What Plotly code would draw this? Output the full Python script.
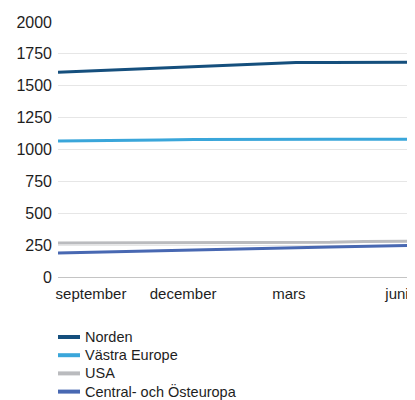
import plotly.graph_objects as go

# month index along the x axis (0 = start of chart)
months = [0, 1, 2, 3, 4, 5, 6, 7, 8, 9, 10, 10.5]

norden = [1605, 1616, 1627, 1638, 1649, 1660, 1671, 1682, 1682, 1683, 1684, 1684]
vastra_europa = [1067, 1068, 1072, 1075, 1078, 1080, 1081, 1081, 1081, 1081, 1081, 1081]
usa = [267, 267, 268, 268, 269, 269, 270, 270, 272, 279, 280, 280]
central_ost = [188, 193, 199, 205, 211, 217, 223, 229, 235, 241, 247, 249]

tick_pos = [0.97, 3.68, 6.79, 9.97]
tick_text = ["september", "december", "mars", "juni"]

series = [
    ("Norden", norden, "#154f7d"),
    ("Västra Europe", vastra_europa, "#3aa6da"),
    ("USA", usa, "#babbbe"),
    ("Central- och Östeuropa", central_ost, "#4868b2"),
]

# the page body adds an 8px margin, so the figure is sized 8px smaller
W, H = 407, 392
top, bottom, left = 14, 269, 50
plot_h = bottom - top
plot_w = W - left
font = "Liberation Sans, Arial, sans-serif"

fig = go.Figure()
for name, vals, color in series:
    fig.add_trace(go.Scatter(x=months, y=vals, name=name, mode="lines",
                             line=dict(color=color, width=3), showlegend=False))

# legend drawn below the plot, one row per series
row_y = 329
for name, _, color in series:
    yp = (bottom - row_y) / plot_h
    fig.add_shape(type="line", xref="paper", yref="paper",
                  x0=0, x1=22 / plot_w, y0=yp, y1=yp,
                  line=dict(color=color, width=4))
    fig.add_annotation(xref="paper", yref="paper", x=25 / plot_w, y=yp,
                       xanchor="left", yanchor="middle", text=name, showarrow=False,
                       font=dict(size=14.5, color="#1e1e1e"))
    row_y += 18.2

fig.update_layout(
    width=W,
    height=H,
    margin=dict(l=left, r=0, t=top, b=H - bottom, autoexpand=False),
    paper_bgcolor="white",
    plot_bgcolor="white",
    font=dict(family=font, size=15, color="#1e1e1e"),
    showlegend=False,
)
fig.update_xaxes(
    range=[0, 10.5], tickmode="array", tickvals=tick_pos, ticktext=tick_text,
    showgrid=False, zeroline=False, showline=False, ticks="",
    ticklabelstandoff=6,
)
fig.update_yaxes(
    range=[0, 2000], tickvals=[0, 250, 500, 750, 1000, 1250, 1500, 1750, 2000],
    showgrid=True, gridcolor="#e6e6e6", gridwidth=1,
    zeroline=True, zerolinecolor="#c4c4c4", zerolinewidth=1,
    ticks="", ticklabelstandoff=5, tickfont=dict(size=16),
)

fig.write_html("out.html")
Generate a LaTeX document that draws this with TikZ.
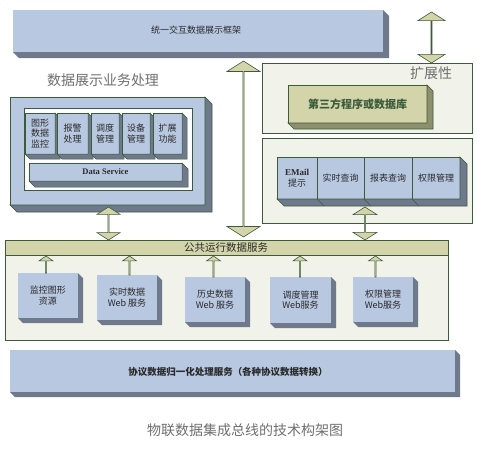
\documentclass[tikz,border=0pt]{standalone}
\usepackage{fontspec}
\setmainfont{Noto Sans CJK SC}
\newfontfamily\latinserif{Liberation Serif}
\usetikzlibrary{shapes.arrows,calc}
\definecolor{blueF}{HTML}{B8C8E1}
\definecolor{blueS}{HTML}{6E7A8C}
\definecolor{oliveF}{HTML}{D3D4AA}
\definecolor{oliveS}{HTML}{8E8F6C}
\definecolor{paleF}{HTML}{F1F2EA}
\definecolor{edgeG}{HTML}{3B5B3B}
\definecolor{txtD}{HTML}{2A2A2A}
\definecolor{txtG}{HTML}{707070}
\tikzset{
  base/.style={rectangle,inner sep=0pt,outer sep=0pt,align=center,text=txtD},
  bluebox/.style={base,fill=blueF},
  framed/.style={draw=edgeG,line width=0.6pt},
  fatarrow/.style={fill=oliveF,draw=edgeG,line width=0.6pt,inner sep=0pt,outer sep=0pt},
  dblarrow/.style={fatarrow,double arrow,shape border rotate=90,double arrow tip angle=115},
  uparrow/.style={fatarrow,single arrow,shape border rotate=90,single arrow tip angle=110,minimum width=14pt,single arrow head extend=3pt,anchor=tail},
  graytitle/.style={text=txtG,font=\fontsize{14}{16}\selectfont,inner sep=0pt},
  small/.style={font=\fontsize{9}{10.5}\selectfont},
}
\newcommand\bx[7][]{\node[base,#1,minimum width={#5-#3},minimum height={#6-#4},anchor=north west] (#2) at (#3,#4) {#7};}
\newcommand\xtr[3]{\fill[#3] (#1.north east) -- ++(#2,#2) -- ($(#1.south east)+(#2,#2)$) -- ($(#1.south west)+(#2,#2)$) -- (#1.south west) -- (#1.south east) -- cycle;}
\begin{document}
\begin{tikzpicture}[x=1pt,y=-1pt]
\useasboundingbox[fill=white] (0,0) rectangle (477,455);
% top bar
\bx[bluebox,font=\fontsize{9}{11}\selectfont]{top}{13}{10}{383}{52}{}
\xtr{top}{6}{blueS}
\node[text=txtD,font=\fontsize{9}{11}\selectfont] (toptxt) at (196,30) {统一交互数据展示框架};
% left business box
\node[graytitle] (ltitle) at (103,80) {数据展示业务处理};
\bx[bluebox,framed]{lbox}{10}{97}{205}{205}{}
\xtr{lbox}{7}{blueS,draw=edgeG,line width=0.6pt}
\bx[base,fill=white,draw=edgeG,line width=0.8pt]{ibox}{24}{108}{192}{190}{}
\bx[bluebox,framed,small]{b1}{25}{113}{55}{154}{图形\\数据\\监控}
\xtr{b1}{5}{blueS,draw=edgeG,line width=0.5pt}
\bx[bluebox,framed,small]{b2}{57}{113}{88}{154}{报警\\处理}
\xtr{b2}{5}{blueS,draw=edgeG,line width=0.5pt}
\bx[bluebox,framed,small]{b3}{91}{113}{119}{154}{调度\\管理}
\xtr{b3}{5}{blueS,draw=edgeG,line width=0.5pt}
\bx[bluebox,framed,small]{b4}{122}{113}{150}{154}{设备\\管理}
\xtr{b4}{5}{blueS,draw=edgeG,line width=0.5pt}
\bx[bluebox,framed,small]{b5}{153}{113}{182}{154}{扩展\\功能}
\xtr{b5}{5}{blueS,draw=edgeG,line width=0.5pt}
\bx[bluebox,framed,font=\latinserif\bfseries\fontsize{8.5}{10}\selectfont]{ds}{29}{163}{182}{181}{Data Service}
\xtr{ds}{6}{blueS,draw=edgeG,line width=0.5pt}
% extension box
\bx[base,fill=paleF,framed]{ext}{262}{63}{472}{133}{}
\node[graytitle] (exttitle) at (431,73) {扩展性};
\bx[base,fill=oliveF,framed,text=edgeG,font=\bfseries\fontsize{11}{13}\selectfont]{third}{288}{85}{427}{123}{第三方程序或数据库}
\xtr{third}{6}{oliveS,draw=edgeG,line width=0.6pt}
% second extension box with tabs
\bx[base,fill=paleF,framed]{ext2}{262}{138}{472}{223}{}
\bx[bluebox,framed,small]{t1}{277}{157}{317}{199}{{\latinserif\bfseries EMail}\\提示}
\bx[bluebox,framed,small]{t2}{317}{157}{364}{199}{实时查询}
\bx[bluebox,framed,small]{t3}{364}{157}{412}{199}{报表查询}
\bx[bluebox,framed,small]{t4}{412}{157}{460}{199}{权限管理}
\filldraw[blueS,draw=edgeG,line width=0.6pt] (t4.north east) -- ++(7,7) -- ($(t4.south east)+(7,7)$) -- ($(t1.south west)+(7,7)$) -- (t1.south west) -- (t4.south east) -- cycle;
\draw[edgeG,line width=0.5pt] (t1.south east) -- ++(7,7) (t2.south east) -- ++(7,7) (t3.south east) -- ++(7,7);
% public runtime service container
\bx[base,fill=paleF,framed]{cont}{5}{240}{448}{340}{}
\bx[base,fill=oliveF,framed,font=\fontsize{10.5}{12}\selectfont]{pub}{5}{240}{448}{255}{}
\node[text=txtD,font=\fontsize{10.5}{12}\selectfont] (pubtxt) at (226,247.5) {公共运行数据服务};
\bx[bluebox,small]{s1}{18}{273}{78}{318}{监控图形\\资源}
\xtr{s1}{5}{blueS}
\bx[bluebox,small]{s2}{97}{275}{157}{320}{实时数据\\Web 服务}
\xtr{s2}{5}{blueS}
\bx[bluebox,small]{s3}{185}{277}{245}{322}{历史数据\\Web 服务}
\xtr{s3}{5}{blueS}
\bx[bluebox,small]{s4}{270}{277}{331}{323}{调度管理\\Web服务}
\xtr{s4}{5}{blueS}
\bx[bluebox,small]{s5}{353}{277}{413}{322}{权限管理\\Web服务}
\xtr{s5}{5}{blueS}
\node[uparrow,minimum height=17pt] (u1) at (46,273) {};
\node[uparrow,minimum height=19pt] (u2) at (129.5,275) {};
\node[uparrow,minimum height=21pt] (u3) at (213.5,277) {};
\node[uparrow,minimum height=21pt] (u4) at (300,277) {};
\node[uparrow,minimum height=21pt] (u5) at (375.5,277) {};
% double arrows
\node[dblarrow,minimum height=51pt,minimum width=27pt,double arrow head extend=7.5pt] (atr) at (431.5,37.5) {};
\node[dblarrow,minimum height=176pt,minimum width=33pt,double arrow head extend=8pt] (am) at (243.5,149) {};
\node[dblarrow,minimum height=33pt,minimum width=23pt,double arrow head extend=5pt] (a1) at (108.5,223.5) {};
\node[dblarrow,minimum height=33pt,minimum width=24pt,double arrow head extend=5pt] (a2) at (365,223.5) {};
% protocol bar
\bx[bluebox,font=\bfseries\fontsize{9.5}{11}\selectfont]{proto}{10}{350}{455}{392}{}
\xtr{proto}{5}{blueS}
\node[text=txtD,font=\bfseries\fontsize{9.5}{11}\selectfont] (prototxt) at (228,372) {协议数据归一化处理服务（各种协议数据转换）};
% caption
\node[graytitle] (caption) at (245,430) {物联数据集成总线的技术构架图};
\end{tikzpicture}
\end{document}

What the task asks: From the first line above to the line containing "9, 10, 10.5]", repeat each line exactly. Pictures stay out.

Exercise response:
What Plotly code would draw this? Output the full Python script.
import plotly.graph_objects as go

# month index along the x axis (0 = start of chart)
months = [0, 1, 2, 3, 4, 5, 6, 7, 8, 9, 10, 10.5]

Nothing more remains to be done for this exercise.